◆ **Excerpted records**
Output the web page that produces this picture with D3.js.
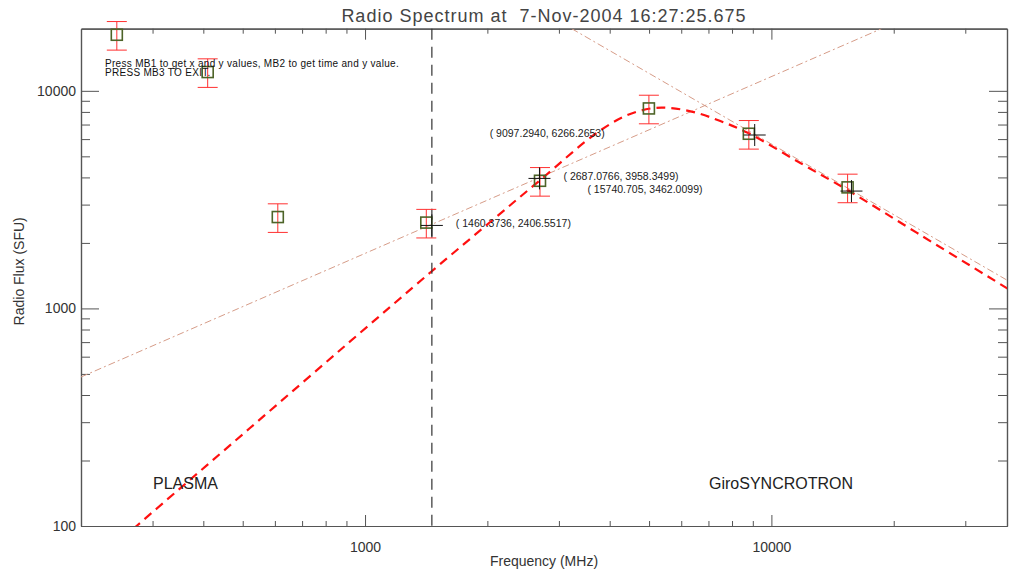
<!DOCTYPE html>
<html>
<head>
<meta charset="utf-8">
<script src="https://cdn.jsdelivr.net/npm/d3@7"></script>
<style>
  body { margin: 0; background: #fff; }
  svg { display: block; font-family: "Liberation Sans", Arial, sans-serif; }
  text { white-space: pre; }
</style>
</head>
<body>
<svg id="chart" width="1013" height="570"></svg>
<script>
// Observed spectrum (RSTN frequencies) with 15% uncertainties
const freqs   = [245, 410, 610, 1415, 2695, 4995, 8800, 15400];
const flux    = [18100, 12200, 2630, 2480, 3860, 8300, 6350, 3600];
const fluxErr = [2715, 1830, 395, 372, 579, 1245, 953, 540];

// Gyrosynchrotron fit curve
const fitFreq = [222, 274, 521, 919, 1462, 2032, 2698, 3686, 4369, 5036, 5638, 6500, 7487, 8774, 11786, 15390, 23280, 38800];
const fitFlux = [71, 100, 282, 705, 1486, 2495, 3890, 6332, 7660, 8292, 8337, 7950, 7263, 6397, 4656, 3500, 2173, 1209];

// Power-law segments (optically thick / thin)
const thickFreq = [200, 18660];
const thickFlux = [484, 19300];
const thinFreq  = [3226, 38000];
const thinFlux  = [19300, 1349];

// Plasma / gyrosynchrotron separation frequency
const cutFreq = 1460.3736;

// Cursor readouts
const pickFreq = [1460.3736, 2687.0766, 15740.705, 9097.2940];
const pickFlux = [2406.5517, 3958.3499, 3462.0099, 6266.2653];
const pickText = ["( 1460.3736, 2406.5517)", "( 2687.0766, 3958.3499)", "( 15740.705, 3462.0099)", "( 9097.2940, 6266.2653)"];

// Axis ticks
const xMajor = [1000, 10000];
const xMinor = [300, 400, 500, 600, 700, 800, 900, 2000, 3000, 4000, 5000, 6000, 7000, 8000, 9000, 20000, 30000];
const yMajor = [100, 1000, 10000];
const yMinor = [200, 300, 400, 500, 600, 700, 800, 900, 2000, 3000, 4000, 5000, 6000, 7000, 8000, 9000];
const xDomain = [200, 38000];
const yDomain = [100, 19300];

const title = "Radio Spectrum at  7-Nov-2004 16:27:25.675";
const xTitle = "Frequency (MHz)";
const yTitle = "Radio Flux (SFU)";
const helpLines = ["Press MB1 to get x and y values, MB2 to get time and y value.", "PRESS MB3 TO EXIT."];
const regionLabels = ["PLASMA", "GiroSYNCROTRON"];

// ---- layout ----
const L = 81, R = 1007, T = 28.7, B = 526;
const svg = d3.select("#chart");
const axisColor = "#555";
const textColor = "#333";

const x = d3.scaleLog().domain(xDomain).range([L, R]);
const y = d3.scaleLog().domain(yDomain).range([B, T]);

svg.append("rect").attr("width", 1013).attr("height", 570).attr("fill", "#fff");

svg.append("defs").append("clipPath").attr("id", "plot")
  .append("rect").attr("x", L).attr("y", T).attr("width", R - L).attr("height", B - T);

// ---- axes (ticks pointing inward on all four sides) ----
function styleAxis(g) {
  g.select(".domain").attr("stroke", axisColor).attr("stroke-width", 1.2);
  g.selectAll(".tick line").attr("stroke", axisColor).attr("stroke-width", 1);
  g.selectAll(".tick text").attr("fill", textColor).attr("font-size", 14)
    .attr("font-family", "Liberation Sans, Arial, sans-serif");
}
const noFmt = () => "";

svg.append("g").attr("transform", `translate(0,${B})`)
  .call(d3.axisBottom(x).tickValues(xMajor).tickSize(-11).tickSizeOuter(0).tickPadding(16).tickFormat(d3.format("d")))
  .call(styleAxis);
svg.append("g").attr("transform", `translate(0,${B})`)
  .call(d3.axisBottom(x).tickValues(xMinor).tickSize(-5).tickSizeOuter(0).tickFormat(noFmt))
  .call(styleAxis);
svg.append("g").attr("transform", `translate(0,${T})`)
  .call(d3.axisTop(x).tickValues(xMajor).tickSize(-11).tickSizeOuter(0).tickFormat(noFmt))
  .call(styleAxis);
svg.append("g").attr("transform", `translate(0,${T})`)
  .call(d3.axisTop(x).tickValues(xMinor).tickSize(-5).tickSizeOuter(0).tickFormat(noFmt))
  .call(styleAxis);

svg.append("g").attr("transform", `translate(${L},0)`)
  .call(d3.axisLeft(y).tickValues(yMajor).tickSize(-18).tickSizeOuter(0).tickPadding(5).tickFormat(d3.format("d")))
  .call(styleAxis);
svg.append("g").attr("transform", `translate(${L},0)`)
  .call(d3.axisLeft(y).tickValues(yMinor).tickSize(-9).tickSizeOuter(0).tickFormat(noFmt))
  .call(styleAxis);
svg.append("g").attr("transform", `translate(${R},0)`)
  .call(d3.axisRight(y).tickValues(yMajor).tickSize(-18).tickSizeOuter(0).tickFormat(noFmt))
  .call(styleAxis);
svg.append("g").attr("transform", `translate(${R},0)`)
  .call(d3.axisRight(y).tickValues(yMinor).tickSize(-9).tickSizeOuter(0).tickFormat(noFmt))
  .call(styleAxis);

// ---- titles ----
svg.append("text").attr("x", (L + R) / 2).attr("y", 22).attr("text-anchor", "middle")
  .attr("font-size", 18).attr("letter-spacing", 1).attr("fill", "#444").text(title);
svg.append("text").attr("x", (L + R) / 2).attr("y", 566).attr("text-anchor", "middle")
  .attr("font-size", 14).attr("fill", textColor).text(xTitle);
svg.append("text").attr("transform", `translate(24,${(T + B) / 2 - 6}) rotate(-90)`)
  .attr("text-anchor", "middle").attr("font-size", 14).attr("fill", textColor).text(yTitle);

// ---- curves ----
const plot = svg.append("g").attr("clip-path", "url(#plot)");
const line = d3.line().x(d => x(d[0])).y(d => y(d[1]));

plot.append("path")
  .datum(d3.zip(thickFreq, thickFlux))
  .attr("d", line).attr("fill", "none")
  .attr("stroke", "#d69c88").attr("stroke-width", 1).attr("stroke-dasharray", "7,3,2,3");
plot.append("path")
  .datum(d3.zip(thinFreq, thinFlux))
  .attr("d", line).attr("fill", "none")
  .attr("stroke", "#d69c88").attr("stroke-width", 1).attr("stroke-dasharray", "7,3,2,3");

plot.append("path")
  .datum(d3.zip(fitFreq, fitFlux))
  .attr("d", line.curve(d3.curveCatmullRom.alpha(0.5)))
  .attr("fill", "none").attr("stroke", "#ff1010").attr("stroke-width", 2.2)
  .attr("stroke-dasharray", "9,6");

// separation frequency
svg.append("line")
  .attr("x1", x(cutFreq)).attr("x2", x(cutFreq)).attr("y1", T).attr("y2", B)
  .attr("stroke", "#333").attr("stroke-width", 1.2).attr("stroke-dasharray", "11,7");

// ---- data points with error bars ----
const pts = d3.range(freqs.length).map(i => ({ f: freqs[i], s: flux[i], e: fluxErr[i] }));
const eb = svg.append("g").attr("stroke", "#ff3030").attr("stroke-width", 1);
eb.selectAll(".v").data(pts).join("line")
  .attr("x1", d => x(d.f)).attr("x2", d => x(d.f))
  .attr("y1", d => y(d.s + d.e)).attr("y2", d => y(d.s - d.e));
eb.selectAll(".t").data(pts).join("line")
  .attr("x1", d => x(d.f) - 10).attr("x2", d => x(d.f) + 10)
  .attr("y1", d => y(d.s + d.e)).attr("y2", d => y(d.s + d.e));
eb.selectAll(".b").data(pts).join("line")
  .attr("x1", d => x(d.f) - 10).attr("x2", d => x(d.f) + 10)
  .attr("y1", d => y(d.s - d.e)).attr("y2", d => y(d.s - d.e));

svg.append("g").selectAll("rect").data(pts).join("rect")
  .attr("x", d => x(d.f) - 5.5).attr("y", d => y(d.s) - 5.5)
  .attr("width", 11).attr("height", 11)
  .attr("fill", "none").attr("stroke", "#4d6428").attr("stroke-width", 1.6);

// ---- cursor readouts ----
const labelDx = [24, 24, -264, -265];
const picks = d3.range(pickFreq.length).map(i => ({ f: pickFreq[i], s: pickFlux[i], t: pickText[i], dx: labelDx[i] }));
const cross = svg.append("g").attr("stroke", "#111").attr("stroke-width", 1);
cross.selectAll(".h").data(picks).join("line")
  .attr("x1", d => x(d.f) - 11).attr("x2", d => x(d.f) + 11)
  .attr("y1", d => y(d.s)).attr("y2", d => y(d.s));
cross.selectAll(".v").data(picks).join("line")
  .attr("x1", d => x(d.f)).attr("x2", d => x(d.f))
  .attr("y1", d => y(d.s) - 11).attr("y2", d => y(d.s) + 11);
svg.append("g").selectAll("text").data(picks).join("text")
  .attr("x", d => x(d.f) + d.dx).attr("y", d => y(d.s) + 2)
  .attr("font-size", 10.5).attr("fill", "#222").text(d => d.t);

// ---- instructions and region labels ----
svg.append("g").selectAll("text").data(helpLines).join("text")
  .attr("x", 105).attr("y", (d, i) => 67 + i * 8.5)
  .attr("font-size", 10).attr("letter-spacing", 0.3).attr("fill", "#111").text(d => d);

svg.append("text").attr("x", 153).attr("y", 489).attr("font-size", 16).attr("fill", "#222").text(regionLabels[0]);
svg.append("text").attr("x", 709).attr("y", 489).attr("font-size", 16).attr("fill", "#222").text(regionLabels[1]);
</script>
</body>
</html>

==

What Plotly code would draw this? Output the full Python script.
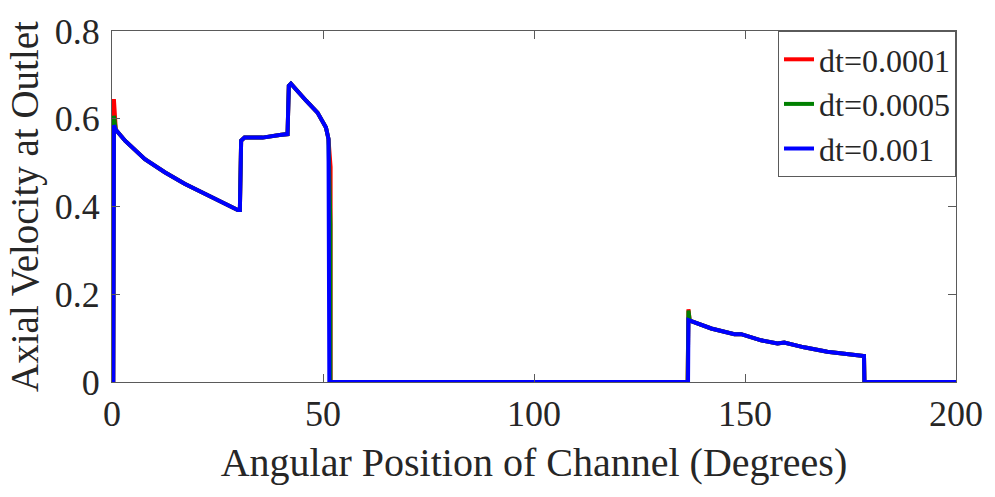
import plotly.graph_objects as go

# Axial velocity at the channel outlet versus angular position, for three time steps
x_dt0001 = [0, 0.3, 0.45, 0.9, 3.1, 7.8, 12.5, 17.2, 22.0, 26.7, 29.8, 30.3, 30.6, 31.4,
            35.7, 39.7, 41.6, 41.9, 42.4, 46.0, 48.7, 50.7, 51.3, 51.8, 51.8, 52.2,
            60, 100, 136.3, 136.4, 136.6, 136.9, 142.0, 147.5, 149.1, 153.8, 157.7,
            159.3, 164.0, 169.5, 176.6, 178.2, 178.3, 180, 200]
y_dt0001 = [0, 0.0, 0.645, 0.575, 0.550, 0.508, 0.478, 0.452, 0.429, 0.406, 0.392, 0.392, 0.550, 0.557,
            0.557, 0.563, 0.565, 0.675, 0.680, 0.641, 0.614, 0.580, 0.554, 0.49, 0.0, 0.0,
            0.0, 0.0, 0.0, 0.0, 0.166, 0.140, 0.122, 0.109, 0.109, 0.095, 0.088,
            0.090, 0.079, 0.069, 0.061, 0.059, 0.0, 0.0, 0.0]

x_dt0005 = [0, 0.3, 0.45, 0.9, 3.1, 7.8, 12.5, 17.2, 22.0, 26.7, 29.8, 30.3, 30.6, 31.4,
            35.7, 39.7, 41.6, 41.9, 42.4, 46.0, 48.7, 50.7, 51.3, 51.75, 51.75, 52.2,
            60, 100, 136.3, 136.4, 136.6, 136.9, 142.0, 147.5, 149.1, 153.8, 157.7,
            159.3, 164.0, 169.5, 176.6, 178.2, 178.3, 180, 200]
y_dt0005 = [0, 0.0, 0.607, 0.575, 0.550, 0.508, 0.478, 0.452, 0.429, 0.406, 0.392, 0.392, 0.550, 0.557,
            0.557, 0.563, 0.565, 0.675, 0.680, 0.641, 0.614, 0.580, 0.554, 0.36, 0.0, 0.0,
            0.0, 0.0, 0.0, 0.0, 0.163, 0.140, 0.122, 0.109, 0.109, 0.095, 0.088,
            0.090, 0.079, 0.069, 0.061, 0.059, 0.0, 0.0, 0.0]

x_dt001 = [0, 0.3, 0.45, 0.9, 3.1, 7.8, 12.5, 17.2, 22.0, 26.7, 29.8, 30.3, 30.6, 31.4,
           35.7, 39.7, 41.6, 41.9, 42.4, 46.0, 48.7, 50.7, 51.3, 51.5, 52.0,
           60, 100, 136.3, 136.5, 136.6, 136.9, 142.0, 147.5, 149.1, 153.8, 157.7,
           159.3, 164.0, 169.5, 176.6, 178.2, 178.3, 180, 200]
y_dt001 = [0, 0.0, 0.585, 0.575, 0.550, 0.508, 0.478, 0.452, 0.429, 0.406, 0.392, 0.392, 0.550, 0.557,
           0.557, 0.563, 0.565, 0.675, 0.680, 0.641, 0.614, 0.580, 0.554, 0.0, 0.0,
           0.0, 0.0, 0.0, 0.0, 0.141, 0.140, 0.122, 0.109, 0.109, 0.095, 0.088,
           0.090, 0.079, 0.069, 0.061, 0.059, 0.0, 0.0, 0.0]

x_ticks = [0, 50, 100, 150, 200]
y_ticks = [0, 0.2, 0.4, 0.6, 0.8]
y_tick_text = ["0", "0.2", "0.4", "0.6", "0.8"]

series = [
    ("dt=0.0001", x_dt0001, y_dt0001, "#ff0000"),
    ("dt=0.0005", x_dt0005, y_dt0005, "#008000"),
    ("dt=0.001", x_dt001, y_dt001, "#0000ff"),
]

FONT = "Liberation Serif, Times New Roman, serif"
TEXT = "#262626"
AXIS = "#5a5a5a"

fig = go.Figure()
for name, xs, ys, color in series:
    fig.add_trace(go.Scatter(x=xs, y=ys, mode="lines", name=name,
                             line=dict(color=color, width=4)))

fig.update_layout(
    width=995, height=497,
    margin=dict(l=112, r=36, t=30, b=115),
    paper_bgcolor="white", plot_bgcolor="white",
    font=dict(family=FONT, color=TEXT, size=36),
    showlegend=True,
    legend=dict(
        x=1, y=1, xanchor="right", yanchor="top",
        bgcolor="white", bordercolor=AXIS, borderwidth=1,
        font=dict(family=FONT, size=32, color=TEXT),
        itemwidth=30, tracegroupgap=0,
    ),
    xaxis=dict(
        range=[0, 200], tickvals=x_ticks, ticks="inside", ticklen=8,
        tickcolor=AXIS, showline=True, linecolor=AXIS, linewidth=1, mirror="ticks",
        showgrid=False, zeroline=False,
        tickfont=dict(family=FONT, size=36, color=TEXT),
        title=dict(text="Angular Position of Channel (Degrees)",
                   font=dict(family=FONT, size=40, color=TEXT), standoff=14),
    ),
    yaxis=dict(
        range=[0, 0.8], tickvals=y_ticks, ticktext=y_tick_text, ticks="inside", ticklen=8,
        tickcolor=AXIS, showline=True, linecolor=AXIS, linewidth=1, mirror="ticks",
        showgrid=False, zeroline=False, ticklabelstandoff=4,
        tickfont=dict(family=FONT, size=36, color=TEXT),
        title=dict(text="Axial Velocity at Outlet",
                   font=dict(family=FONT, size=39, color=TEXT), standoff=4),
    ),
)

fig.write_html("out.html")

◆ **What the task requires**
Start with the line that includes "Output the web" and finish with the line that includes "const cutFreq = 1460.3736;": reproduce those lines exactly, nothing before or after, and omit any pictures.

◆ **Task response**
Output the web page that produces this picture with D3.js.
<!DOCTYPE html>
<html>
<head>
<meta charset="utf-8">
<script src="https://cdn.jsdelivr.net/npm/d3@7"></script>
<style>
  body { margin: 0; background: #fff; }
  svg { display: block; font-family: "Liberation Sans", Arial, sans-serif; }
  text { white-space: pre; }
</style>
</head>
<body>
<svg id="chart" width="1013" height="570"></svg>
<script>
// Observed spectrum (RSTN frequencies) with 15% uncertainties
const freqs   = [245, 410, 610, 1415, 2695, 4995, 8800, 15400];
const flux    = [18100, 12200, 2630, 2480, 3860, 8300, 6350, 3600];
const fluxErr = [2715, 1830, 395, 372, 579, 1245, 953, 540];

// Gyrosynchrotron fit curve
const fitFreq = [222, 274, 521, 919, 1462, 2032, 2698, 3686, 4369, 5036, 5638, 6500, 7487, 8774, 11786, 15390, 23280, 38800];
const fitFlux = [71, 100, 282, 705, 1486, 2495, 3890, 6332, 7660, 8292, 8337, 7950, 7263, 6397, 4656, 3500, 2173, 1209];

// Power-law segments (optically thick / thin)
const thickFreq = [200, 18660];
const thickFlux = [484, 19300];
const thinFreq  = [3226, 38000];
const thinFlux  = [19300, 1349];

// Plasma / gyrosynchrotron separation frequency
const cutFreq = 1460.3736;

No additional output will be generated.